-- start DATA FOR PROCESSING --

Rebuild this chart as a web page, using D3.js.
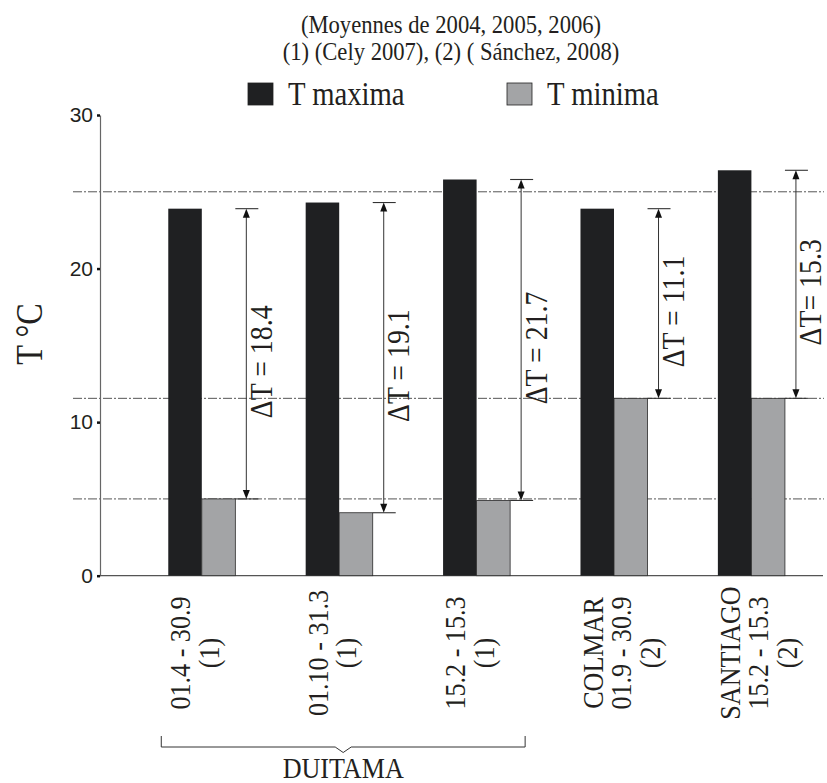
<!DOCTYPE html>
<html>
<head>
<meta charset="utf-8">
<script src="https://cdn.jsdelivr.net/npm/d3@7"></script>
<style>
  body { margin: 0; background: #fff; }
  svg { display: block; }
</style>
</head>
<body>
<div id="chart"></div>
<script>
// data
const categories = ["d1", "d2", "d3", "colmar", "santiago"];
const catLines = [
  ["01.4 - 30.9", "(1)"],
  ["01.10 - 31.3", "(1)"],
  ["15.2 - 15.3", "(1)"],
  ["COLMAR", "01.9 - 30.9", "(2)"],
  ["SANTIAGO", "15.2 - 15.3", "(2)"]
];
const tMax = [23.9, 24.3, 25.8, 23.9, 26.4];
const tMin = [5.0, 4.1, 4.9, 11.55, 11.55];
const deltaLabels = ["\u0394T = 18.4", "\u0394T = 19.1", "\u0394T = 21.7", "\u0394T = 11.1", "\u0394T= 15.3"];
const refLines = [25, 11.55, 5];
const yTicks = [0, 10, 20, 30];
const seriesNames = ["T maxima", "T minima"];
const titleLines = ["(Moyennes de 2004, 2005, 2006)", "(1) (Cely 2007), (2) ( S\u00e1nchez, 2008)"];

const width = 827, height = 783;
const serif = "Liberation Serif, Times New Roman, Tinos, DejaVu Serif, serif";
const colMax = "#1f2022", colMin = "#a3a4a6";

const svg = d3.select("#chart").append("svg")
  .attr("width", width)
  .attr("height", height);

// the original type is a condensed Times; work out how much to squeeze
// whatever serif font we actually got so widths come out the same
const probe = svg.append("text")
  .attr("font-family", serif)
  .attr("font-size", 100)
  .text(titleLines[0]);
const probeLen = probe.node().getComputedTextLength();
probe.remove();
const squeeze = 0.87 * (1327.6 / (probeLen || 1327.6));

const x = d3.scaleBand()
  .domain(categories)
  .range([100, 823])
  .paddingInner(0.512)
  .paddingOuter(0.387)
  .align(0.642);

const xSub = d3.scaleBand()
  .domain(["max", "min"])
  .range([0, x.bandwidth()]);

const y = d3.scaleLinear()
  .domain([0, 30])
  .range([575.7, 115]);

// condensed text helper
function ctext(parent, px, py, rot, str, size, anchor) {
  return parent.append("text")
    .attr("transform", `translate(${px},${py}) rotate(${rot}) scale(${squeeze},1)`)
    .attr("text-anchor", anchor || "start")
    .attr("font-family", serif)
    .attr("font-size", size)
    .attr("fill", "#231f20")
    .text(str);
}

// title
titleLines.forEach((t, i) => {
  ctext(svg, 451, 32.5 + i * 27, 0, t, 26, "middle");
});

// legend
const legend = svg.append("g");
[[248, colMax], [507, colMin]].forEach((d, i) => {
  legend.append("rect")
    .attr("x", d[0]).attr("y", 83)
    .attr("width", 25).attr("height", 22)
    .attr("fill", d[1])
    .attr("stroke", "#222")
    .attr("stroke-width", 0.8);
  ctext(legend, d[0] + 40, 105, 0, seriesNames[i], 33, "start");
});

// dash-dot reference lines
svg.selectAll(".ref")
  .data(refLines)
  .enter()
  .append("line")
  .attr("x1", 73).attr("x2", 824)
  .attr("y1", d => y(d)).attr("y2", d => y(d))
  .attr("stroke", "#555")
  .attr("stroke-width", 1)
  .attr("stroke-dasharray", "9,2,2,2");

// y axis
const yAxis = svg.append("g")
  .attr("transform", "translate(100,0)")
  .call(d3.axisLeft(y).tickValues(yTicks).tickSize(3).tickSizeOuter(0).tickPadding(4));
yAxis.select(".domain").attr("stroke", "#666").attr("stroke-width", 1.2);
yAxis.selectAll(".tick line").attr("stroke", "#111").attr("stroke-width", 2.5);
yAxis.selectAll(".tick text")
  .attr("font-family", "Liberation Sans, Arial, sans-serif")
  .attr("font-size", 21)
  .attr("fill", "#231f20");

ctext(svg, 42, 334, -90, "T \u00b0C", 37, "middle");

// x axis line
svg.append("line")
  .attr("x1", 100).attr("x2", 823)
  .attr("y1", y(0)).attr("y2", y(0))
  .attr("stroke", "#555")
  .attr("stroke-width", 1.2);

// bars
const groups = svg.selectAll(".grp")
  .data(categories)
  .enter()
  .append("g")
  .attr("transform", d => `translate(${x(d)},0)`);

groups.append("rect")
  .attr("x", xSub("max"))
  .attr("y", (d, i) => y(tMax[i]))
  .attr("width", xSub.bandwidth())
  .attr("height", (d, i) => y(0) - y(tMax[i]))
  .attr("fill", colMax);

groups.append("rect")
  .attr("x", xSub("min"))
  .attr("y", (d, i) => y(tMin[i]))
  .attr("width", xSub.bandwidth())
  .attr("height", (d, i) => y(0) - y(tMin[i]))
  .attr("fill", colMin)
  .attr("stroke", "#2a2a2a")
  .attr("stroke-width", 0.8);

// delta T arrows
const arrowCol = "#333";
categories.forEach((c, i) => {
  const ax = x(c) + x.bandwidth() + 11;
  const yt = y(tMax[i]), yb = y(tMin[i]);
  const g = svg.append("g");
  g.append("line")
    .attr("x1", ax).attr("x2", ax)
    .attr("y1", yt + 6).attr("y2", yb - 6)
    .attr("stroke", arrowCol).attr("stroke-width", 1);
  [yt, yb].forEach(yy => {
    g.append("line")
      .attr("x1", ax - 11).attr("x2", ax + 12)
      .attr("y1", yy).attr("y2", yy)
      .attr("stroke", arrowCol).attr("stroke-width", 1.1);
  });
  g.append("path")
    .attr("d", `M${ax},${yt} L${ax - 3.5},${yt + 9} L${ax + 3.5},${yt + 9} Z`)
    .attr("fill", "#111");
  g.append("path")
    .attr("d", `M${ax},${yb} L${ax - 3.5},${yb - 9} L${ax + 3.5},${yb - 9} Z`)
    .attr("fill", "#111");
  ctext(svg, ax + 25.5, (yt + yb) / 2 + 8, -90, deltaLabels[i], 32, "middle");
});

// category labels
categories.forEach((c, i) => {
  const cx = x(c) + xSub("min");
  catLines[i].forEach((t, j) => {
    ctext(svg, cx - 11.5 + j * 28.5, 653, -90, t, 30, "middle");
  });
});

// DUITAMA bracket
const bl = x(categories[0]) - 7;
const br = x(categories[2]) + x.bandwidth() + 15;
const bm = (bl + br) / 2;
svg.append("path")
  .attr("d", `M${bl},736 L${bl},747 L${bm - 8},747 L${bm},752.5 L${bm + 8},747 L${br},747 L${br},736`)
  .attr("fill", "none")
  .attr("stroke", "#333")
  .attr("stroke-width", 1);
ctext(svg, bm, 778, 0, "DUITAMA", 30, "middle");
</script>
</body>
</html>
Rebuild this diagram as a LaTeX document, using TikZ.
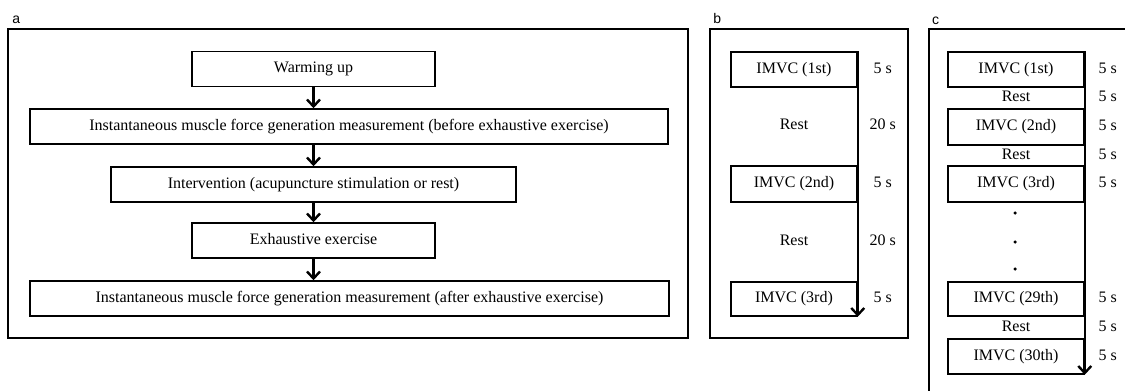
\documentclass[tikz,border=0pt]{standalone}
\usepackage{fontspec}
\setmainfont{Liberation Serif}
\newfontfamily\tagfont{Liberation Sans}
\usetikzlibrary{positioning,arrows.meta}
\tikzset{
  stage/.style={ % box of one stage of the protocol
    draw, rectangle, line width=1.5pt, minimum height=35pt,
    inner sep=0pt, text=black, text height=11pt, text depth=3.5pt,
    font=\fontsize{16}{19}\selectfont
  },
  imvc/.style={ % box of one contraction
    stage, minimum width=126pt
  },
  plain/.style={ % text with no box round it
    inner sep=0pt, text=black, text height=11pt, text depth=3.5pt,
    font=\fontsize{16}{19}\selectfont
  },
  panel/.style={ % frame round one part of the figure
    draw, rectangle, line width=1.8pt, inner sep=0pt
  },
  tag/.style={inner sep=0pt, font=\tagfont\fontsize{14}{16}\selectfont},
  flow/.style={-{Straight Barb[length=7pt,width=13pt]}, line width=2.4pt},
  dotmark/.style={circle, fill=black, inner sep=0pt, minimum size=3.5pt}
}
\begin{document}
\begin{tikzpicture}[x=1pt, y=-1pt]
    \useasboundingbox (0,0) rectangle (1125,391);

    % part a
    \node[panel, minimum width=680pt, minimum height=309pt] (fa) at (348,183.5) {};
    \node (a_label)[tag, above right=4pt and 5pt of fa.north west]{a};

    \node[stage, minimum width=243pt] (warm) at (313.5,69) {Warming up};
    \node[stage, minimum width=638pt] (before) at (349,126.5) {Instantaneous muscle force generation measurement (before exhaustive exercise)};
    \node[stage, minimum width=405pt] (interv) at (313.5,184.5) {Intervention (acupuncture stimulation or rest)};
    \node[stage, minimum width=243pt] (exhaust) at (313.5,240.5) {Exhaustive exercise};
    \node[stage, minimum width=639pt] (after) at (349.5,298.5) {Instantaneous muscle force generation measurement (after exhaustive exercise)};

    \draw[flow] (warm.south) -- (warm.south |- before.north);
    \draw[flow] (warm.south |- before.south) -- (interv.north);
    \draw[flow] (interv.south) -- (exhaust.north);
    \draw[flow] (exhaust.south) -- (exhaust.south |- after.north);

    % part b
    \node[panel, minimum width=198pt, minimum height=309pt] (fb) at (809,183.5) {};
    \node (b_label)[tag, above right=4pt and 4pt of fb.north west]{b};

    \node[imvc] (b1) at (794,69.5) {IMVC (1st)};
    \node[plain] (br1) at (794,126) {Rest};
    \node[imvc, minimum height=36pt] (b2) at (794,184) {IMVC (2nd)};
    \node[plain] (br2) at (794,242) {Rest};
    \node[imvc, minimum height=34pt] (b3) at (794,299) {IMVC (3rd)};

    \node[plain] (bt1) at ([xshift=25pt]b1.east) {5 s};
    \node[plain] (bt2) at (br1 -| bt1) {20 s};
    \node[plain] (bt3) at (b2 -| bt1) {5 s};
    \node[plain] (bt4) at (br2 -| bt1) {20 s};
    \node[plain] (bt5) at (b3 -| bt1) {5 s};

    \draw[flow] (b1.north east) -- (b3.south east);

    % part c (runs past the edge of the figure)
    \coordinate (fc_low) at (929,391);
    \coordinate (fc) at (929,29);
    \coordinate (fc_right) at (1125,29);
    \draw[panel, line width=2.6pt] (fc_low) -- (fc) -- (fc_right);
    \node (c_label)[tag, above right=4pt and 3pt of fc]{c};

    \node[imvc, minimum width=136pt] (c1) at (1016,69.5) {IMVC (1st)};
    \node[plain] (cr1) at (1016,98) {Rest};
    \node[imvc, minimum width=136pt, minimum height=36pt] (c2) at (1016,127) {IMVC (2nd)};
    \node[plain] (cr2) at (1016,155.5) {Rest};
    \node[imvc, minimum width=136pt, minimum height=36pt] (c3) at (1016,184) {IMVC (3rd)};
    \node[dotmark] (dot1) at (1015,213) {};
    \node[dotmark] (dot2) at (1015,242) {};
    \node[dotmark] (dot3) at (1015,269) {};
    \node[imvc, minimum width=136pt, minimum height=34pt] (c29) at (1016,299) {IMVC (29th)};
    \node[plain] (cr29) at (1016,327.5) {Rest};
    \node[imvc, minimum width=136pt] (c30) at (1016,356.5) {IMVC (30th)};

    \node[plain] (ct1) at ([xshift=23pt]c1.east) {5 s};
    \node[plain] (ct2) at (cr1 -| ct1) {5 s};
    \node[plain] (ct3) at (c2 -| ct1) {5 s};
    \node[plain] (ct4) at (cr2 -| ct1) {5 s};
    \node[plain] (ct5) at (c3 -| ct1) {5 s};
    \node[plain] (ct6) at (c29 -| ct1) {5 s};
    \node[plain] (ct7) at (cr29 -| ct1) {5 s};
    \node[plain] (ct8) at (c30 -| ct1) {5 s};

    \draw[flow] (c1.north east) -- (c30.south east);
  \end{tikzpicture}
\end{document}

-- end DATA FOR PROCESSING --

* _YOUR GOAL_:
Sift through the entries and copy every line with "chart".

* _TASK SOLUTION_:
Rebuild this chart as a web page, using D3.js.
<div id="chart"></div>
const svg = d3.select("#chart").append("svg")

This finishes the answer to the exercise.